Busfahrer Bumba sammelt seit 30 Jahren Volkswagen und Porsche. Über 20 Exponate präsentiert er in seinem privaten Museum in Vratislavice. Seit 1985 veranstaltet er jedes Jahr zum Geburtstag von Ferdinand Porsche ein Treffen von über 150 Autos. Im Kommunismus wurde Bumba dafür zum Verhör vorgeladen. In seinem offenen Protest-Brief an den Bürgermeister ist von internationaler Schande die Rede, vom Rückfall in den Kommunismus. Gut, Porsche habe damals einen SS-Orden bekommen. Im Kommunismus wiederum seien die Leute hier zu Helden der Arbeit gekürt worden, vergleicht Bumba.

„Ich behaupte, er hatte keine Wahl, wenn er seine Autos konstruieren wollte. Wenn er Hitlers Hand ausgeschlagen hätte, dann wäre auch er im Knast oder im KZ gelandet.“

Seit Ende November vergangenen Jahres macht eine zweite Petition die Runde – für Ferdinand Porsche, für die Willkommensschilder. Aufgesetzt hat sie Aleš Reiner, ein 26-jähriger Programmierer aus dem benachbarten Liberec. Er braucht sein Auto nur, um von A nach B zu kommen, Porsche hat ihn nie interessiert.

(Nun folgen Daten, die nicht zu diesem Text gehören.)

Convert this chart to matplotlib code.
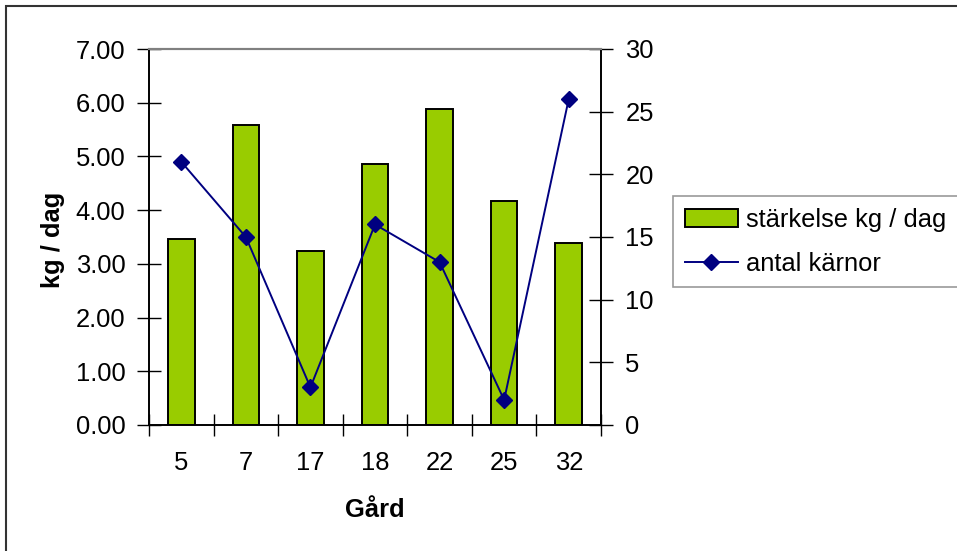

Aleš Reiner  (Foto: Archiv von Aleš Reiner)
„An dieser Sache hier ärgert mich einfach die Scheinheiligkeit. Die ist unter den Tschechen weit verbreitet. Warum sollte man die Information, dass Porsche von hier stammt, streichen. Das ist doch keine Verherrlichung, kein goldenes Denkmal, das ist ein einfaches Schild, dass dieser Mensch hier geboren wurde.“

Reiners Petition zieren schon über 1600 Unterschriften. Falls man die Schilder stehen lasse, dann könne man in diesem Land ja vielleicht doch noch was verändern, hofft Aleš Reiner noch Mitte Dezember.

Die Hoffnung war vergeblich. Noch rechtzeitig vor dem Weihnachtsfest hat der Gemeinderat von Vratislavice endgültig entschieden: Die Porsche-Schilder wurden umgehend abgehängt. Ein Extremismus-Experte soll den Fall Porsche noch einmal prüfen. Schon Tage zuvor hatte die Stuttgarter Porsche-Zentrale ihre drei Auto-Leihgaben aus dem Museum abgezogen. Porsche ist eben schneller.